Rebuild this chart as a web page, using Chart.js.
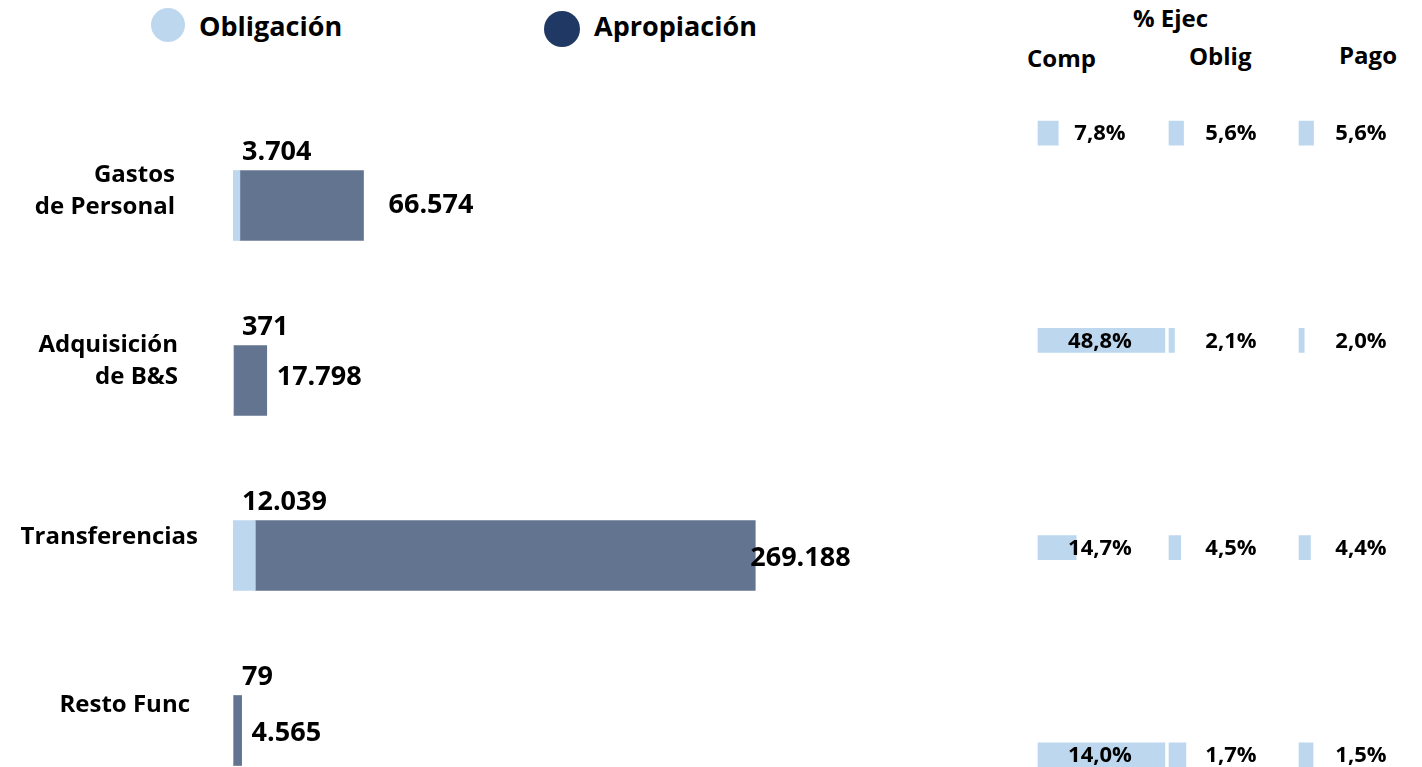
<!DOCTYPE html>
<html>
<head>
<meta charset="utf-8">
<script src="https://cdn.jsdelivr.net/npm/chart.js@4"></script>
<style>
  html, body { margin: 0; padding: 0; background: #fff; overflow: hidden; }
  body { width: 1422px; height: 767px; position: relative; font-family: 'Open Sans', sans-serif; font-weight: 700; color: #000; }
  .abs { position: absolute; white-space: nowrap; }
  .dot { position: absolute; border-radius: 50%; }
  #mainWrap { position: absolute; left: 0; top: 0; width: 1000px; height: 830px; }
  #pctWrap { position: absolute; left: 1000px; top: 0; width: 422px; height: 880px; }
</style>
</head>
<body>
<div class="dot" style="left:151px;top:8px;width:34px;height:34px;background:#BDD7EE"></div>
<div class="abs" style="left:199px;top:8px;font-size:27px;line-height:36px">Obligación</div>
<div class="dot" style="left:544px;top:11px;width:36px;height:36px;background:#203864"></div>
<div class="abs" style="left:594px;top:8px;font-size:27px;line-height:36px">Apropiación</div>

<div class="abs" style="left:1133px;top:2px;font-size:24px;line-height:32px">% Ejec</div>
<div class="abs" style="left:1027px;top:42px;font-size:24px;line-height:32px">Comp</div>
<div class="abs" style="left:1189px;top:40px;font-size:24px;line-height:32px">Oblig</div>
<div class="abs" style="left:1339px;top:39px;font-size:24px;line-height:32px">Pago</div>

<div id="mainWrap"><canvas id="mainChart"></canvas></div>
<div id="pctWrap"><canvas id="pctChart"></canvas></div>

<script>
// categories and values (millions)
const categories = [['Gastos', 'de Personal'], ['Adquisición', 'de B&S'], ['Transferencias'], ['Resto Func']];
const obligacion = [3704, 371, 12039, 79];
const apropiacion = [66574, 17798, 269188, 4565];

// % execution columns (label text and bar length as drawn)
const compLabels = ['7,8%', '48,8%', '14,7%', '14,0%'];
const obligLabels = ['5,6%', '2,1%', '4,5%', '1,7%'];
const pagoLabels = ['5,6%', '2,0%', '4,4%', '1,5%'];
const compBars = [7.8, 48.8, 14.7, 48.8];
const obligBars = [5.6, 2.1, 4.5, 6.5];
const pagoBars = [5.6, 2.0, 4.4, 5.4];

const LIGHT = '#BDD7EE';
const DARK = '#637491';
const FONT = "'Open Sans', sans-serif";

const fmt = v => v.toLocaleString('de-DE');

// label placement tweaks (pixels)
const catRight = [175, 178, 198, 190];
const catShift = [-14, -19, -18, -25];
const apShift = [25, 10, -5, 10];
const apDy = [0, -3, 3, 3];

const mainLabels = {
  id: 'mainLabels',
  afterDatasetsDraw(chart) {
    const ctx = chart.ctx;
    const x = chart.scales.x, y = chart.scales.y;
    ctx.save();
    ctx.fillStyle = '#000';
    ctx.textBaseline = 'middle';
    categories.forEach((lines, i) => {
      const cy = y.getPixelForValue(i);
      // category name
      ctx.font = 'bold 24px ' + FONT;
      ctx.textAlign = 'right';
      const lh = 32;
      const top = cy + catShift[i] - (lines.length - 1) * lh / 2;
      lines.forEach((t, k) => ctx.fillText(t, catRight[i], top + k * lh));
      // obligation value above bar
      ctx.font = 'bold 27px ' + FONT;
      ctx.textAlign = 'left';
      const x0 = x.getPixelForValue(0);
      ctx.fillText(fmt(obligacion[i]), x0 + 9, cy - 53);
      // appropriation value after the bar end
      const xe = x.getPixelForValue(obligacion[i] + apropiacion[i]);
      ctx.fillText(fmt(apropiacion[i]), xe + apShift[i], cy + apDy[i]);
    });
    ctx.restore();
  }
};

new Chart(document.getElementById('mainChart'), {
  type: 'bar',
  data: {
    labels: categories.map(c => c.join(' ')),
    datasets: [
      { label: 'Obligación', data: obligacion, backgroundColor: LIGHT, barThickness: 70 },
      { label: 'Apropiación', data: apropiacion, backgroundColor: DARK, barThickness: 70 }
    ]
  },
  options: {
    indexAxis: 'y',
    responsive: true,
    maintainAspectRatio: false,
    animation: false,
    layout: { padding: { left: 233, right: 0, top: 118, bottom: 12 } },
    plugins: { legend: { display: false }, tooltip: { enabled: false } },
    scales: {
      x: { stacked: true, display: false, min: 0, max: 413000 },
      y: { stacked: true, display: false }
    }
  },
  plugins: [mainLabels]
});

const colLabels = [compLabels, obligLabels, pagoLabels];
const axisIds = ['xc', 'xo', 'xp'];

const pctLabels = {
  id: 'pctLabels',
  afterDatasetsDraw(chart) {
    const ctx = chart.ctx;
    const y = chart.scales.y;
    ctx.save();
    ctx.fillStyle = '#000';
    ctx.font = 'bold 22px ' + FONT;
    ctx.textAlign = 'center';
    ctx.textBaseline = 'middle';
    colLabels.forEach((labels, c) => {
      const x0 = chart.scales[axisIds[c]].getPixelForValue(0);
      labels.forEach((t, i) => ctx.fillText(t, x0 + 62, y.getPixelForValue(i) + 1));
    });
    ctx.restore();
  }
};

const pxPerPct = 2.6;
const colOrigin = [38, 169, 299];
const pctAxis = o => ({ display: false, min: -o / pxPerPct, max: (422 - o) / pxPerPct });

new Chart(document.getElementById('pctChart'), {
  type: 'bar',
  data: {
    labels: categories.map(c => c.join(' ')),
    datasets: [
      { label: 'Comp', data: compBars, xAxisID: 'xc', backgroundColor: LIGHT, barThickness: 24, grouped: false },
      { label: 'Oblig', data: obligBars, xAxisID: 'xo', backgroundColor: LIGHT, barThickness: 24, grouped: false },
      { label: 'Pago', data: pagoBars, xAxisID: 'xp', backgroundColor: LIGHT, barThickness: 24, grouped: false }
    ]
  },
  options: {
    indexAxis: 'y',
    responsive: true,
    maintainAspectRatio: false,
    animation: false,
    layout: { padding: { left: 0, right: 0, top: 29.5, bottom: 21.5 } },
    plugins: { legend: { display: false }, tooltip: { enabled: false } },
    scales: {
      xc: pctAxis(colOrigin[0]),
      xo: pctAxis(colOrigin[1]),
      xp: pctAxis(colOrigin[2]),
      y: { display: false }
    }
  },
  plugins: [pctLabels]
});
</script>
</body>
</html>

□ □ □ □ □

AIM OF THE TASK: Copy each line exactly, and leave the pictures out of your copy.

FULL RESPONSE:
Rebuild this chart as a web page, using Chart.js.
<!DOCTYPE html>
<html>
<head>
<meta charset="utf-8">
<script src="https://cdn.jsdelivr.net/npm/chart.js@4"></script>
<style>
  html, body { margin: 0; padding: 0; background: #fff; overflow: hidden; }
  body { width: 1422px; height: 767px; position: relative; font-family: 'Open Sans', sans-serif; font-weight: 700; color: #000; }
  .abs { position: absolute; white-space: nowrap; }
  .dot { position: absolute; border-radius: 50%; }
  #mainWrap { position: absolute; left: 0; top: 0; width: 1000px; height: 830px; }
  #pctWrap { position: absolute; left: 1000px; top: 0; width: 422px; height: 880px; }
</style>
</head>
<body>
<div class="dot" style="left:151px;top:8px;width:34px;height:34px;background:#BDD7EE"></div>
<div class="abs" style="left:199px;top:8px;font-size:27px;line-height:36px">Obligación</div>
<div class="dot" style="left:544px;top:11px;width:36px;height:36px;background:#203864"></div>
<div class="abs" style="left:594px;top:8px;font-size:27px;line-height:36px">Apropiación</div>

<div class="abs" style="left:1133px;top:2px;font-size:24px;line-height:32px">% Ejec</div>
<div class="abs" style="left:1027px;top:42px;font-size:24px;line-height:32px">Comp</div>
<div class="abs" style="left:1189px;top:40px;font-size:24px;line-height:32px">Oblig</div>
<div class="abs" style="left:1339px;top:39px;font-size:24px;line-height:32px">Pago</div>

<div id="mainWrap"><canvas id="mainChart"></canvas></div>
<div id="pctWrap"><canvas id="pctChart"></canvas></div>

<script>
// categories and values (millions)
const categories = [['Gastos', 'de Personal'], ['Adquisición', 'de B&S'], ['Transferencias'], ['Resto Func']];
const obligacion = [3704, 371, 12039, 79];
const apropiacion = [66574, 17798, 269188, 4565];

// % execution columns (label text and bar length as drawn)
const compLabels = ['7,8%', '48,8%', '14,7%', '14,0%'];
const obligLabels = ['5,6%', '2,1%', '4,5%', '1,7%'];
const pagoLabels = ['5,6%', '2,0%', '4,4%', '1,5%'];
const compBars = [7.8, 48.8, 14.7, 48.8];
const obligBars = [5.6, 2.1, 4.5, 6.5];
const pagoBars = [5.6, 2.0, 4.4, 5.4];

const LIGHT = '#BDD7EE';
const DARK = '#637491';
const FONT = "'Open Sans', sans-serif";

const fmt = v => v.toLocaleString('de-DE');

// label placement tweaks (pixels)
const catRight = [175, 178, 198, 190];
const catShift = [-14, -19, -18, -25];
const apShift = [25, 10, -5, 10];
const apDy = [0, -3, 3, 3];

const mainLabels = {
  id: 'mainLabels',
  afterDatasetsDraw(chart) {
    const ctx = chart.ctx;
    const x = chart.scales.x, y = chart.scales.y;
    ctx.save();
    ctx.fillStyle = '#000';
    ctx.textBaseline = 'middle';
    categories.forEach((lines, i) => {
      const cy = y.getPixelForValue(i);
      // category name
      ctx.font = 'bold 24px ' + FONT;
      ctx.textAlign = 'right';
      const lh = 32;
      const top = cy + catShift[i] - (lines.length - 1) * lh / 2;
      lines.forEach((t, k) => ctx.fillText(t, catRight[i], top + k * lh));
      // obligation value above bar
      ctx.font = 'bold 27px ' + FONT;
      ctx.textAlign = 'left';
      const x0 = x.getPixelForValue(0);
      ctx.fillText(fmt(obligacion[i]), x0 + 9, cy - 53);
      // appropriation value after the bar end
      const xe = x.getPixelForValue(obligacion[i] + apropiacion[i]);
      ctx.fillText(fmt(apropiacion[i]), xe + apShift[i], cy + apDy[i]);
    });
    ctx.restore();
  }
};

new Chart(document.getElementById('mainChart'), {
  type: 'bar',
  data: {
    labels: categories.map(c => c.join(' ')),
    datasets: [
      { label: 'Obligación', data: obligacion, backgroundColor: LIGHT, barThickness: 70 },
      { label: 'Apropiación', data: apropiacion, backgroundColor: DARK, barThickness: 70 }
    ]
  },
  options: {
    indexAxis: 'y',
    responsive: true,
    maintainAspectRatio: false,
    animation: false,
    layout: { padding: { left: 233, right: 0, top: 118, bottom: 12 } },
    plugins: { legend: { display: false }, tooltip: { enabled: false } },
    scales: {
      x: { stacked: true, display: false, min: 0, max: 413000 },
      y: { stacked: true, display: false }
    }
  },
  plugins: [mainLabels]
});

const colLabels = [compLabels, obligLabels, pagoLabels];
const axisIds = ['xc', 'xo', 'xp'];

const pctLabels = {
  id: 'pctLabels',
  afterDatasetsDraw(chart) {
    const ctx = chart.ctx;
    const y = chart.scales.y;
    ctx.save();
    ctx.fillStyle = '#000';
    ctx.font = 'bold 22px ' + FONT;
    ctx.textAlign = 'center';
    ctx.textBaseline = 'middle';
    colLabels.forEach((labels, c) => {
      const x0 = chart.scales[axisIds[c]].getPixelForValue(0);
      labels.forEach((t, i) => ctx.fillText(t, x0 + 62, y.getPixelForValue(i) + 1));
    });
    ctx.restore();
  }
};

const pxPerPct = 2.6;
const colOrigin = [38, 169, 299];
const pctAxis = o => ({ display: false, min: -o / pxPerPct, max: (422 - o) / pxPerPct });

new Chart(document.getElementById('pctChart'), {
  type: 'bar',
  data: {
    labels: categories.map(c => c.join(' ')),
    datasets: [
      { label: 'Comp', data: compBars, xAxisID: 'xc', backgroundColor: LIGHT, barThickness: 24, grouped: false },
      { label: 'Oblig', data: obligBars, xAxisID: 'xo', backgroundColor: LIGHT, barThickness: 24, grouped: false },
      { label: 'Pago', data: pagoBars, xAxisID: 'xp', backgroundColor: LIGHT, barThickness: 24, grouped: false }
    ]
  },
  options: {
    indexAxis: 'y',
    responsive: true,
    maintainAspectRatio: false,
    animation: false,
    layout: { padding: { left: 0, right: 0, top: 29.5, bottom: 21.5 } },
    plugins: { legend: { display: false }, tooltip: { enabled: false } },
    scales: {
      xc: pctAxis(colOrigin[0]),
      xo: pctAxis(colOrigin[1]),
      xp: pctAxis(colOrigin[2]),
      y: { display: false }
    }
  },
  plugins: [pctLabels]
});
</script>
</body>
</html>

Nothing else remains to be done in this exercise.